Obviously, practical externalities etc. will be more important with projects towards the left end of the scale, whereas it’s the subjective internalities, the emotions and impulses of the creator, that carry the greatest significance for projects towards the right – everything on the scale is ‘the result of a process of creation’, and thus within the realms of design, but the differences can be very significant, depending on where projects fall on this spectrum.

It should be noted, however, that even if one understands that idea (and agrees with it), this still isn’t very clear on activities that aren’t about physical products – which leads us to what this was about in the first place: why “Design Thinking”?

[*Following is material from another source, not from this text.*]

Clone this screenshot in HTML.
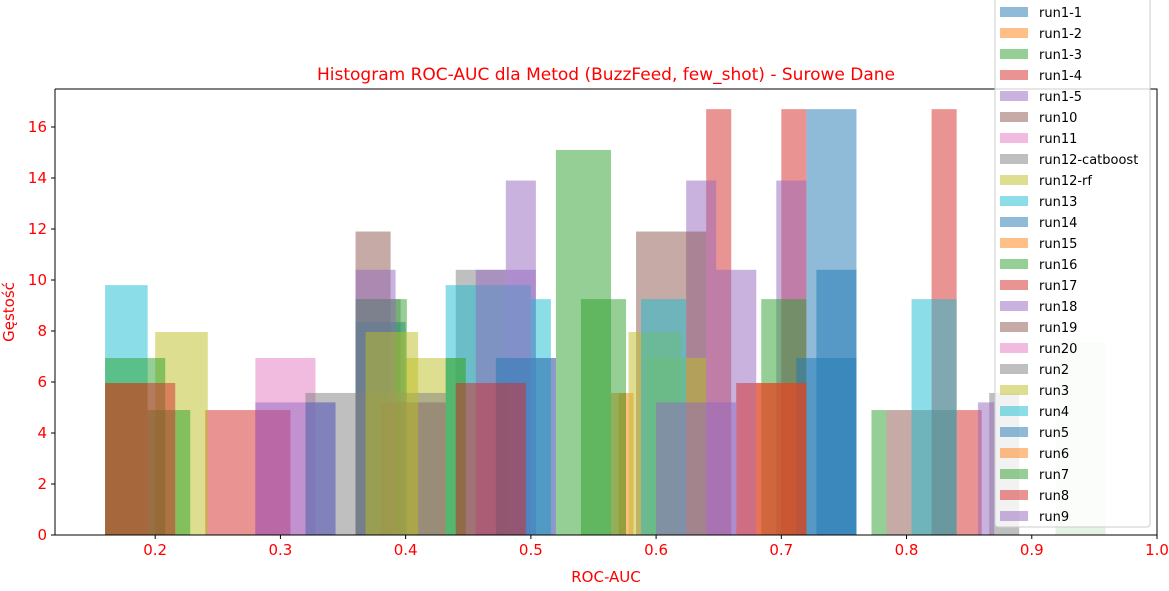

Well, because ‘design thinking’ is, in my current belief, a workable solution to both those problems we seem to have with ‘design’: – the much-too-general problem is attacked by appending something to the word, even if it’s at the other end compared to what’s usually done, and the mostly-means-products bit, well, that’s why the appendage is the word ‘thinking’, which is meant to represent ‘the kind of thinking that goes on during a process of creation’, also known as creativity.

Design Thinking means applying the tools of creation to solving problems not traditionally thought of as design challenges – or, more succinctly, Creative Problem Solving.

It should be noted that it would be perfectly OK to call this something else if one wants to – I’m actually not that crazy about getting too hung up on buzzwords. What’s important to get across, though, is that employing the services of “a design thinker” means getting professional help finding out what benefit you and your project, whatever it is, might have from tools and methods like these – even if you’re involved in something that “normally” would not have you thinking  about design or creativity.

And since it already seems that investing in design outperforms regular investment – by as much as 228%, according to this article from Harvard Business Review – it’s probably worth looking into. You’re almost certainly going to find some useful and valuable benefit from this.

So that’s the deal with “Design & You”.